** start Data block **

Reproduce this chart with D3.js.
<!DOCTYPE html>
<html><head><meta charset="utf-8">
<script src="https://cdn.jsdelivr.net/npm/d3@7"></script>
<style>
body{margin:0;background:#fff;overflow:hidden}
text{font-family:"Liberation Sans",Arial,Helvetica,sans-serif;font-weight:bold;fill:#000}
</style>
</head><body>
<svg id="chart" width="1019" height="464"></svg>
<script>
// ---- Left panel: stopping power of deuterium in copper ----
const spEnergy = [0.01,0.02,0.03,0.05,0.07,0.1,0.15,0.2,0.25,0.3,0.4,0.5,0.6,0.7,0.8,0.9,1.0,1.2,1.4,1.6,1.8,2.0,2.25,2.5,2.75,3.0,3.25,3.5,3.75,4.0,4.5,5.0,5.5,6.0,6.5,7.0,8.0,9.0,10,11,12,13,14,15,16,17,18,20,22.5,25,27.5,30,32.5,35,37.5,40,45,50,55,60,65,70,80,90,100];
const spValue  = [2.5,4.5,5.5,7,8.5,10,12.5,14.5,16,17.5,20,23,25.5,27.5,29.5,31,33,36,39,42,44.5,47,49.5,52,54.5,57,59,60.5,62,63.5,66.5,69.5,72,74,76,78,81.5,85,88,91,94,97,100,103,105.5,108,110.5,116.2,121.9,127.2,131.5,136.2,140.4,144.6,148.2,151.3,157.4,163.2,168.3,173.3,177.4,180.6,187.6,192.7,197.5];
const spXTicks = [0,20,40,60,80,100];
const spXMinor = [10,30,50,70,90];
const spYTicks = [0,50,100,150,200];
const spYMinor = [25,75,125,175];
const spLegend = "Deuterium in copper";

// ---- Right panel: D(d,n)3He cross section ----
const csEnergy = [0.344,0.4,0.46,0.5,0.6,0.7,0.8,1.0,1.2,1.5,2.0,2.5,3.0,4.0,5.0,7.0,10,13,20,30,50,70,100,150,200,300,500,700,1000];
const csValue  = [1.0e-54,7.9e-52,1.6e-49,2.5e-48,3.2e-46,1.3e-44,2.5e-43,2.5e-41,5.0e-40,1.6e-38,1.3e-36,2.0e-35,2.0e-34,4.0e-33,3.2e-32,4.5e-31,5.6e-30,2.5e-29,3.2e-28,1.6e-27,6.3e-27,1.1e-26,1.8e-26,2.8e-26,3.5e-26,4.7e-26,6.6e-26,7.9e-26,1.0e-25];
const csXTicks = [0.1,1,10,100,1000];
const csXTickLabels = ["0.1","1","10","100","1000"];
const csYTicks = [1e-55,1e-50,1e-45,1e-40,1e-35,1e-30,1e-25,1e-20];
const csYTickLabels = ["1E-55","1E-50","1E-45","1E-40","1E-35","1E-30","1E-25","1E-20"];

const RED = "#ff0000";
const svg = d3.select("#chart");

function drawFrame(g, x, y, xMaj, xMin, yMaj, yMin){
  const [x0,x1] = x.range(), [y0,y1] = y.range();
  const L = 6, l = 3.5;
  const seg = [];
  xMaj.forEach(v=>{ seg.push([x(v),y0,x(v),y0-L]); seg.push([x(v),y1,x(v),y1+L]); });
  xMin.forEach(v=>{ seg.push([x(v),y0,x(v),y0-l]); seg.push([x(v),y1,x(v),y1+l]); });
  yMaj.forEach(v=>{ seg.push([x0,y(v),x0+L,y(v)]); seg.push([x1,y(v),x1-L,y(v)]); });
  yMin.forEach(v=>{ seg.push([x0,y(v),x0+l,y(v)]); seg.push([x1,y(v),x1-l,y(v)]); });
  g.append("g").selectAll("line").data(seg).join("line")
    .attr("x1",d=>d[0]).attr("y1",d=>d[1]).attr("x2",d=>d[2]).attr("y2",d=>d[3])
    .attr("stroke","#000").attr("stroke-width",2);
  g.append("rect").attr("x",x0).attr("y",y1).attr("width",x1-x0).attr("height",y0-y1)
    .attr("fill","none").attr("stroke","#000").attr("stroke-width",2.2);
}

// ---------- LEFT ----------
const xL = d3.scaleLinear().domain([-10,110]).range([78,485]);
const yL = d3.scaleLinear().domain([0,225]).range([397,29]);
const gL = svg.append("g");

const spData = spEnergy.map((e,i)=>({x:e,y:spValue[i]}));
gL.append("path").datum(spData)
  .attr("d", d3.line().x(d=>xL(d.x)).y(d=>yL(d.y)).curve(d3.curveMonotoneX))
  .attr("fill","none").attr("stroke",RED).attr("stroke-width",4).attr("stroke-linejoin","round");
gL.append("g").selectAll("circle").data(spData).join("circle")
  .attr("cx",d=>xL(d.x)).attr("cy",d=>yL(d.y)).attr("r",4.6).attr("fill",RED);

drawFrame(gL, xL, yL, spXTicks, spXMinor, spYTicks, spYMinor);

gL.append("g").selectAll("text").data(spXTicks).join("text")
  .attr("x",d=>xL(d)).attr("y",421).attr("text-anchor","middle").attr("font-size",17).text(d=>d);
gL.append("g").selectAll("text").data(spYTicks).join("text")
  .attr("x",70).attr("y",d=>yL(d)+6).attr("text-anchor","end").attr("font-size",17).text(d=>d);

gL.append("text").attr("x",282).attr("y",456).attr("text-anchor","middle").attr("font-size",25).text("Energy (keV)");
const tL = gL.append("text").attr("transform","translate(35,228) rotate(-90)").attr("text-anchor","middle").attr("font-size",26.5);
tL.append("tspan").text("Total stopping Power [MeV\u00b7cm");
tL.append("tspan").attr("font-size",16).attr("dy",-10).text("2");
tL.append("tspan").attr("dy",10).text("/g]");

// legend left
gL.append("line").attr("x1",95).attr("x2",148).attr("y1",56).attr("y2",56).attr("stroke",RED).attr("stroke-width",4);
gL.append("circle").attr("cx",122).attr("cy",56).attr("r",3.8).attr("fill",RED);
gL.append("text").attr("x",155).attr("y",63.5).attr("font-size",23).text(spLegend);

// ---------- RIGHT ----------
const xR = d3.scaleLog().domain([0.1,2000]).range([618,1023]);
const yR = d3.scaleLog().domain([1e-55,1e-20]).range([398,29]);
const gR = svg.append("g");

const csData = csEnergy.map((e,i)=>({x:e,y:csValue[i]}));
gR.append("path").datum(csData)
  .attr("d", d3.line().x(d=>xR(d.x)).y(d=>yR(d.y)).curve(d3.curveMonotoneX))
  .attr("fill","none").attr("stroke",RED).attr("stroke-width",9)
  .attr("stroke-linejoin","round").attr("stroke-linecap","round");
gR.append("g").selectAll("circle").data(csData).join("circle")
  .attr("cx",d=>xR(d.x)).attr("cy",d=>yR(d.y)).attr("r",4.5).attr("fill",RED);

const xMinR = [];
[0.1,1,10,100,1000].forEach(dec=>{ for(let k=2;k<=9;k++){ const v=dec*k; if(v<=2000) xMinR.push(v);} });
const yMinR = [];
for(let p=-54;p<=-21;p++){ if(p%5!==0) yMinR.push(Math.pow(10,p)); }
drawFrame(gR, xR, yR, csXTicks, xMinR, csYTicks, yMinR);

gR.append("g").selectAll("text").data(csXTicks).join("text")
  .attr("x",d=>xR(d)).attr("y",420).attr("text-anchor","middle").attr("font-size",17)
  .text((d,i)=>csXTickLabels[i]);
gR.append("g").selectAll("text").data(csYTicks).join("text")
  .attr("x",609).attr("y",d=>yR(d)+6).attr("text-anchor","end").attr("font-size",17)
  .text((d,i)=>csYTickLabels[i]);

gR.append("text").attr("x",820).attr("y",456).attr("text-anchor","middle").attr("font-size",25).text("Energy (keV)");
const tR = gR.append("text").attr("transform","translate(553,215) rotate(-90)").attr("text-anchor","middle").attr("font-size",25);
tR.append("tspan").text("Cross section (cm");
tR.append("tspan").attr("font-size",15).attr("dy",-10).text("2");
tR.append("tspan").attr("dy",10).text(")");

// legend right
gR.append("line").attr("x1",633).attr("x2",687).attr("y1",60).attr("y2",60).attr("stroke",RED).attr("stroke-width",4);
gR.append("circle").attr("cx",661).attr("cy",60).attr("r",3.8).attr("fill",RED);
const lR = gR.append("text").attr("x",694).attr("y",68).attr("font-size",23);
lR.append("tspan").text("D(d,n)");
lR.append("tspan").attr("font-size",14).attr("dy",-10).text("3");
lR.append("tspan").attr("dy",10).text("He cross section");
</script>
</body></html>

** end Data block **

* _Task statement_:
Pick out each line containing "chart" and report it.

* _Task result_:
Reproduce this chart with D3.js.
<svg id="chart" width="1019" height="464"></svg>
const svg = d3.select("#chart");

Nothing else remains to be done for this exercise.